◆ Recorded data

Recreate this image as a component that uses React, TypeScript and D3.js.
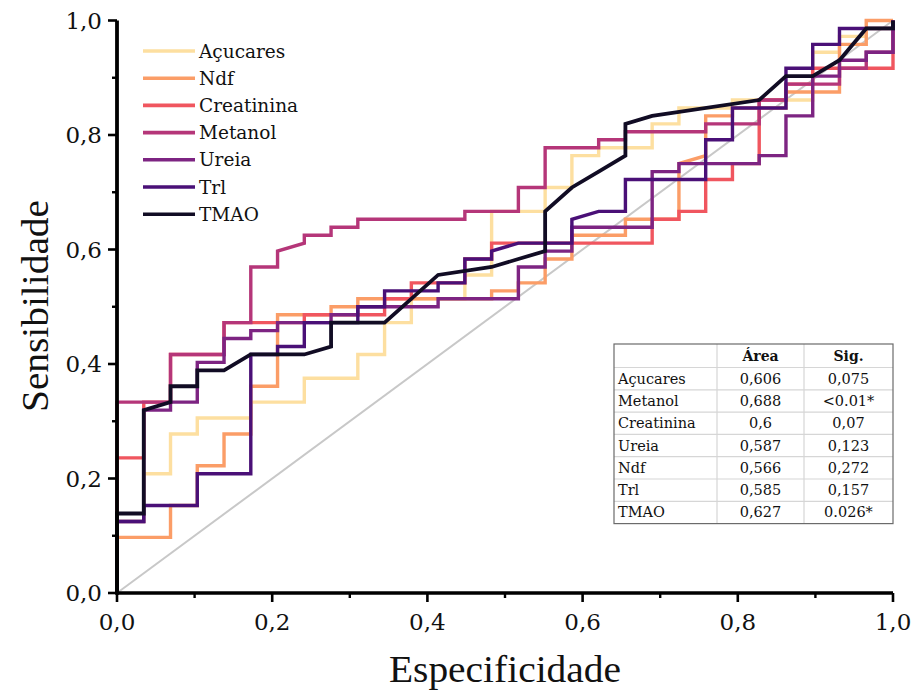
import React from "react";
import * as d3 from "d3";

const W = 917;
const H = 695;

// ROC counts: [false positives, true positives]
const nNegatives = 29;
const nPositives = 72;

const acucares: number[][] = [[0,0],[0,9],[1,9],[1,15],[2,15],[2,20],[3,20],[3,22],[5,22],[5,24],[7,24],[7,27],[9,27],[9,30],[10,30],[10,34],[11,34],[11,37],[13,37],[13,40],[14,40],[14,48],[16,48],[16,51],[17,51],[17,55],[18,55],[18,56],[20,56],[20,59],[21,59],[21,61],[23,61],[23,62],[26,62],[26,68],[27,68],[27,70],[28,70],[28,71],[29,71],[29,72]];
const ndf: number[][] = [[0,0],[0,7],[2,7],[2,11],[3,11],[3,16],[4,16],[4,20],[5,20],[5,26],[6,26],[6,35],[8,35],[8,36],[9,36],[9,37],[14,37],[14,38],[15,38],[15,39],[16,39],[16,42],[17,42],[17,45],[19,45],[19,47],[21,47],[21,54],[22,55],[22,60],[23,60],[23,61],[25,61],[25,63],[27,63],[27,69],[28,69],[28,72],[29,72]];
const creatinina: number[][] = [[0,0],[0,17],[1,17],[1,24],[2,24],[2,30],[4,30],[4,34],[7,34],[7,35],[10,35],[10,37],[11,37],[11,39],[13,39],[13,42],[14,42],[14,44],[20,44],[20,47],[21,47],[21,48],[22,48],[22,52],[23,52],[23,54],[24,54],[24,62],[25,62],[25,64],[26,64],[26,66],[29,66],[29,72]];
const metanol: number[][] = [[0,0],[0,24],[2,24],[2,30],[4,30],[4,34],[5,34],[5,41],[6,41],[6,43],[7,44],[7,45],[8,45],[8,46],[9,46],[9,47],[13,47],[13,48],[15,48],[15,51],[16,51],[16,56],[18,56],[18,57],[19,57],[19,58],[22,58],[22,59],[24,59],[24,62],[25,62],[25,64],[27,64],[27,66],[28,66],[28,68],[29,68],[29,72]];
const ureia: number[][] = [[0,0],[0,9],[1,9],[1,23],[2,23],[2,24],[3,24],[3,29],[4,29],[4,32],[5,32],[5,33],[6,33],[6,34],[8,34],[8,35],[9,35],[9,36],[12,36],[12,37],[15,37],[15,41],[16,41],[16,43],[17,43],[17,46],[20,46],[20,53],[21,53],[21,54],[24,54],[24,55],[25,55],[25,60],[26,60],[26,65],[27,65],[27,67],[28,67],[28,68],[29,68],[29,72]];
const trl: number[][] = [[0,0],[0,9],[1,9],[1,11],[3,11],[3,15],[5,15],[5,30],[6,30],[6,31],[7,31],[7,34],[9,34],[9,36],[10,36],[10,38],[12,38],[12,39],[13,39],[13,42],[14,42],[14,43],[15,44],[17,44],[17,47],[18,48],[19,48],[19,52],[22,52],[22,57],[23,57],[23,61],[25,61],[25,66],[26,66],[26,69],[27,69],[27,71],[29,71],[29,72]];
const tmao: number[][] = [[0,0],[0,10],[1,10],[1,23],[2,24],[2,26],[3,26],[3,28],[4,28],[5,30],[7,30],[8,31],[8,34],[10,34],[12,40],[14,41],[15,42],[16,43],[16,48],[17,51],[18,53],[19,55],[19,59],[20,60],[24,62],[25,65],[26,65],[27,67],[28,71],[29,71],[29,72]];

const seriesNames = ["Açucares", "Ndf", "Creatinina", "Metanol", "Ureia", "Trl", "TMAO"];
const seriesData = [acucares, ndf, creatinina, metanol, ureia, trl, tmao];
const seriesColors = ["#fddfa0", "#fb9d67", "#f0565f", "#b53679", "#7d2482", "#4a1077", "#110c24"];

const tableNames = ["Açucares", "Metanol", "Creatinina", "Ureia", "Ndf", "Trl", "TMAO"];
const tableArea = ["0,606", "0,688", "0,6", "0,587", "0,566", "0,585", "0,627"];
const tableSig = ["0,075", "<0.01*", "0,07", "0,123", "0,272", "0,157", "0.026*"];

const majorTicks = [0, 0.2, 0.4, 0.6, 0.8, 1.0];
const minorTicks = [0.1, 0.3, 0.5, 0.7, 0.9];
const fmt = (v: number) => v.toFixed(1).replace(".", ",");

export default function App() {
  const x = d3.scaleLinear().domain([0, 1]).range([117, 893]);
  const y = d3.scaleLinear().domain([0, 1]).range([593, 20.5]);
  const line = d3
    .line<number[]>()
    .x((d) => x(d[0] / nNegatives))
    .y((d) => y(d[1] / nPositives));

  const serif = "'DejaVu Serif', serif";
  const titleFont = "'Liberation Serif', serif";

  // table geometry
  const tx0 = 614, tx1 = 717, tx2 = 804, tx3 = 893;
  const ty0 = 344, headH = 23.5, rowH = 22.3;
  const ty1 = ty0 + headH;
  const tyEnd = ty1 + rowH * tableNames.length;

  return (
    <svg width={W} height={H} style={{ position: "absolute", left: 0, top: 0, background: "#fff" }}>
      <rect x={0} y={0} width={W} height={H} fill="#fff" />
      {/* diagonal reference */}
      <line x1={x(0)} y1={y(0)} x2={x(1)} y2={y(1)} stroke="#c8c8c8" strokeWidth={2} />
      {/* curves */}
      {seriesData.map((d, i) => (
        <path
          key={seriesNames[i]}
          d={line(d) || ""}
          fill="none"
          stroke={seriesColors[i]}
          strokeWidth={i === 6 ? 3.8 : 3.4}
          strokeLinejoin="miter"
        />
      ))}
      {/* axes */}
      <line x1={x(0)} y1={y(0)} x2={x(1)} y2={y(0)} stroke="#000" strokeWidth={3.6} />
      <line x1={x(0)} y1={y(0) + 1.8} x2={x(0)} y2={y(1)} stroke="#000" strokeWidth={3.8} />
      {majorTicks.map((t) => (
        <g key={"mx" + t}>
          <line x1={x(t)} x2={x(t)} y1={y(0)} y2={y(0) + 9} stroke="#000" strokeWidth={2.6} />
          <line x1={x(0)} x2={x(0) - 9} y1={y(t)} y2={y(t)} stroke="#000" strokeWidth={2.6} />
          <text x={x(t)} y={630} textAnchor="middle" fontFamily={serif} fontSize={23} fill="#111">
            {fmt(t)}
          </text>
          <text x={102} y={y(t)} textAnchor="end" dominantBaseline="central" fontFamily={serif} fontSize={23} fill="#111">
            {fmt(t)}
          </text>
        </g>
      ))}
      {minorTicks.map((t) => (
        <g key={"mn" + t}>
          <line x1={x(t)} x2={x(t)} y1={y(0)} y2={y(0) + 5} stroke="#000" strokeWidth={2.4} />
          <line x1={x(0)} x2={x(0) - 5} y1={y(t)} y2={y(t)} stroke="#000" strokeWidth={2.4} />
        </g>
      ))}
      {/* axis titles */}
      <text x={505} y={682} textAnchor="middle" fontFamily={titleFont} fontSize={37} textLength={232} lengthAdjust="spacingAndGlyphs" fill="#111">
        Especificidade
      </text>
      <text
        transform={`translate(48,306) rotate(-90)`}
        textAnchor="middle"
        fontFamily={titleFont}
        fontSize={37}
        textLength={212}
        lengthAdjust="spacingAndGlyphs"
        fill="#111"
      >
        Sensibilidade
      </text>
      {/* legend */}
      {seriesNames.map((n, i) => (
        <g key={"lg" + n}>
          <line x1={143} x2={195} y1={51 + i * 27.2} y2={51 + i * 27.2} stroke={seriesColors[i]} strokeWidth={3.6} />
          <text x={199} y={51 + i * 27.2} dominantBaseline="central" fontFamily={serif} fontSize={18.5} fill="#111">
            {n}
          </text>
        </g>
      ))}
      {/* table */}
      <rect x={tx0} y={ty0} width={tx3 - tx0} height={tyEnd - ty0} fill="#fff" stroke="none" />
      {tableNames.map((_, i) => (
        <line key={"hl" + i} x1={tx0} x2={tx3} y1={ty1 + rowH * i} y2={ty1 + rowH * i} stroke="#d6d6d6" strokeWidth={1.2} />
      ))}
      <line x1={tx1} x2={tx1} y1={ty0} y2={tyEnd} stroke="#d6d6d6" strokeWidth={1.2} />
      <line x1={tx2} x2={tx2} y1={ty0} y2={tyEnd} stroke="#d6d6d6" strokeWidth={1.2} />
      <rect x={tx0} y={ty0} width={tx3 - tx0} height={tyEnd - ty0} fill="none" stroke="#6b6b6b" strokeWidth={1.2} />
      <text x={(tx1 + tx2) / 2} y={ty0 + headH / 2} textAnchor="middle" dominantBaseline="central" fontFamily={serif} fontWeight="bold" fontSize={14} fill="#111">
        Área
      </text>
      <text x={(tx2 + tx3) / 2} y={ty0 + headH / 2} textAnchor="middle" dominantBaseline="central" fontFamily={serif} fontWeight="bold" fontSize={14} fill="#111">
        Sig.
      </text>
      {tableNames.map((n, i) => {
        const cy = ty1 + rowH * i + rowH / 2;
        return (
          <g key={"tr" + n}>
            <text x={tx0 + 4} y={cy} dominantBaseline="central" fontFamily={serif} fontSize={14.5} fill="#111">
              {n}
            </text>
            <text x={(tx1 + tx2) / 2} y={cy} textAnchor="middle" dominantBaseline="central" fontFamily={serif} fontSize={14.5} fill="#111">
              {tableArea[i]}
            </text>
            <text x={(tx2 + tx3) / 2} y={cy} textAnchor="middle" dominantBaseline="central" fontFamily={serif} fontSize={14.5} fill="#111">
              {tableSig[i]}
            </text>
          </g>
        );
      })}
    </svg>
  );
}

◆ The problem
Write down every line from the opening of the listing to the line with "const nPositives = 72;", both included, and nothing else; the pictures are omitted.

◆ Output for this task
Recreate this image as a component that uses React, TypeScript and D3.js.
import React from "react";
import * as d3 from "d3";

const W = 917;
const H = 695;

// ROC counts: [false positives, true positives]
const nNegatives = 29;
const nPositives = 72;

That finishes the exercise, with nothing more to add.